Community colleges need to go back to either being “junior colleges” preparing students for transfer into universities, or polytechnics preparing (or retraining) students for the trades, technical vocations, or industrial engineering. High schools have to be re-jigged so that the diploma means more than just “I didn’t drop out.”  And all of this needs to be done in a way that teaches students to become lifelong learners.

Finally, neither community colleges nor universities should be forced to offer and administer courses designed to bring high-school graduates to a minimally-acceptable competency in college prerequisites. High School classrooms doing double-duty as night school will do fine, with such programs operated by the school board with standards forged in the public university system.

We can argue the particulars, but first we need to agree that we need to start coming up with better, more thoughtful, and more creative answers to the problems of American education than simply throwing more money at it. The answers are out there, and I’m betting the educators have most of them.

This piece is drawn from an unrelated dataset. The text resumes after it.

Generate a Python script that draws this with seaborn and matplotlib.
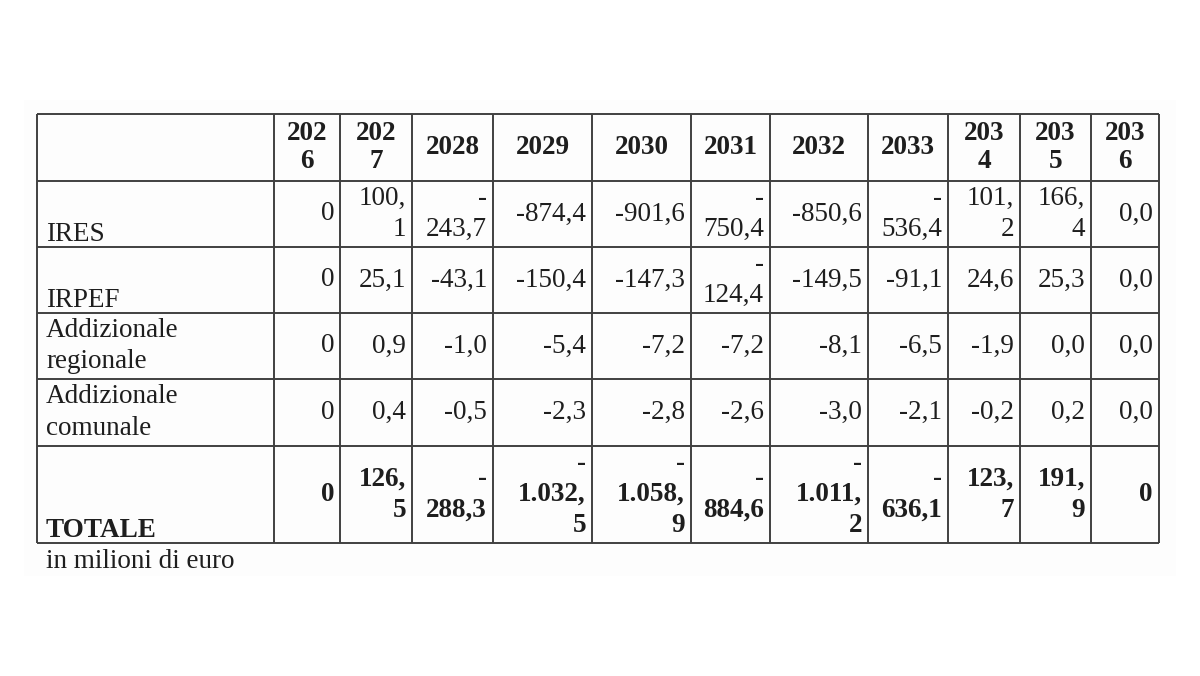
import numpy as np
import pandas as pd
import seaborn as sns
import matplotlib.pyplot as plt

# table data (milioni di euro)
years = [2026, 2027, 2028, 2029, 2030, 2031, 2032, 2033, 2034, 2035, 2036]
row_labels = ["IRES", "IRPEF", "Addizionale\nregionale", "Addizionale\ncomunale", "TOTALE"]
ires = [0, 100.1, -243.7, -874.4, -901.6, -750.4, -850.6, -536.4, 101.2, 166.4, 0.0]
irpef = [0, 25.1, -43.1, -150.4, -147.3, -124.4, -149.5, -91.1, 24.6, 25.3, 0.0]
add_reg = [0, 0.9, -1.0, -5.4, -7.2, -7.2, -8.1, -6.5, -1.9, 0.0, 0.0]
add_com = [0, 0.4, -0.5, -2.3, -2.8, -2.6, -3.0, -2.1, -0.2, 0.2, 0.0]
totale = [0, 126.5, -288.3, -1032.5, -1058.9, -884.6, -1011.2, -636.1, 123.7, 191.9, 0]
note = "in milioni di euro"

df = pd.DataFrame([ires, irpef, add_reg, add_com, totale], index=row_labels, columns=years, dtype=object)

# layout (pixels of the 1200x676 canvas)
col_edges = [37, 274, 340, 412, 493, 592, 691, 770, 868, 948, 1020, 1091, 1159]
row_edges = [114, 181, 247, 313, 379, 446, 543]
wrap_cap = [3.5, 3.9, 4.6, 5.6, 5.6, 4.6, 5.6, 4.6, 3.9, 3.9, 3.9]  # text width that fits each column


def fmt(v):
    # italian number format: 1.032,5
    if isinstance(v, (int, np.integer)):
        return str(v)
    s = f"{v:,.1f}"
    return s.replace(",", "X").replace(".", ",").replace("X", ".")


def wunits(s):
    w = 0
    for ch in s:
        if ch in ",.":
            w += 0.5
        elif ch == "-":
            w += 0.67
        else:
            w += 1
    return w


def wrap(s, cap):
    # word-like wrapping: break after a leading minus, then force-break long numbers
    if wunits(s) <= cap:
        return s
    lines = []
    if s.startswith("-"):
        lines.append("-")
        s = s[1:]
    while wunits(s) > cap:
        k = len(s)
        while wunits(s[:k]) > cap:
            k -= 1
        lines.append(s[:k])
        s = s[k:]
    lines.append(s)
    return "\n".join(lines)


sns.set_theme(style="white")
plt.rcParams['font.family'] = ['Liberation Serif', 'DejaVu Serif']

fig = plt.figure(figsize=(12, 6.76), dpi=100)
ax = fig.add_axes([0, 0, 1, 1])
ax.set_xlim(0, 1200)
ax.set_ylim(676, 0)
ax.axis('off')

ink = '#1e1e1e'
line_col = '#404040'
fs = 19.5
ls = 1.32

# faint scan background
ax.add_patch(plt.Rectangle((24, 100), 1152, 476, color='#fdfdfd', zorder=0, lw=0))

# grid
ax.hlines(row_edges, col_edges[0], col_edges[-1], color=line_col, lw=1.4)
ax.vlines(col_edges, row_edges[0], row_edges[-1], color=line_col, lw=1.4)

# header row
for j, yr in enumerate(years):
    xc = (col_edges[j + 1] + col_edges[j + 2]) / 2
    yc = (row_edges[0] + row_edges[1]) / 2
    ax.text(xc, yc, wrap(str(yr), wrap_cap[j]), ha='center', va='center', fontsize=fs,
            fontweight='bold', color=ink, linespacing=1.2)

# body rows
for i, lab in enumerate(df.index):
    top, bot = row_edges[i + 1], row_edges[i + 2]
    bold = 'bold' if lab == "TOTALE" else 'normal'
    if "\n" in lab:
        ax.text(col_edges[0] + 9, (top + bot) / 2, lab, ha='left', va='center', fontsize=fs,
                color=ink, linespacing=ls)
    else:
        ax.text(col_edges[0] + 9, bot - 6, lab, ha='left', va='baseline', fontsize=fs,
                fontweight=bold, color=ink)
    for j, yr in enumerate(df.columns):
        txt = wrap(fmt(df.loc[lab, yr]), wrap_cap[j])
        ax.text(col_edges[j + 2] - 6, (top + bot) / 2, txt, ha='right', va='center',
                fontsize=fs, fontweight=bold, color=ink, linespacing=ls)

ax.text(46, 562, note, ha='left', va='center', fontsize=fs, color=ink)

fig.savefig("out.png", dpi=100)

Partisanship and National Security

“The Worst Threat to America: A Partisan and Self-Paralyzed Congress”
Anthony H. Cordesman
Center for Strategic and International Studies
April 13, 2012

When congressional partisanship reaches the point that one of America’s most respected defense strategists has to turn the fire hose on both parties in a high profile document aimed right at that audience, something has gone terribly wrong.

Put another way, when any interest group with a traditional alignment with one side of the aisle gets so fed up with inaction that it has to call both sides to task, then we have reached the point where the partisanship itself is the problem.

A government of competing ideologies is no government at all. Until Americans can learn to compromise again in the name of the greater good, our government will be divided and weak.

Should Olympic Champions Pay Taxes on Honoraria?

“Winning a gold medal brings a $9,000 tax bill”
Chris Chase
Yahoo! Sports
August 1, 2012

I have to take exception to the position of my fellow Republican Marco Rubio. Our problem in America is that we have so many exemptions from taxes that our tax code is hopelessly complex and difficult to enforce. If the working stiffs who loaded the plane that sent our Olympians to London had to pay taxes on their earnings, why should the Olympians be exempt?

The payment of taxes is a responsibility of citizenship, and if we believe in the concept of equal treatment under the law, we must not make such exemptions.

Being an Olympian makes you a hero, not less of a citizen. Let the Olympians pay their taxes.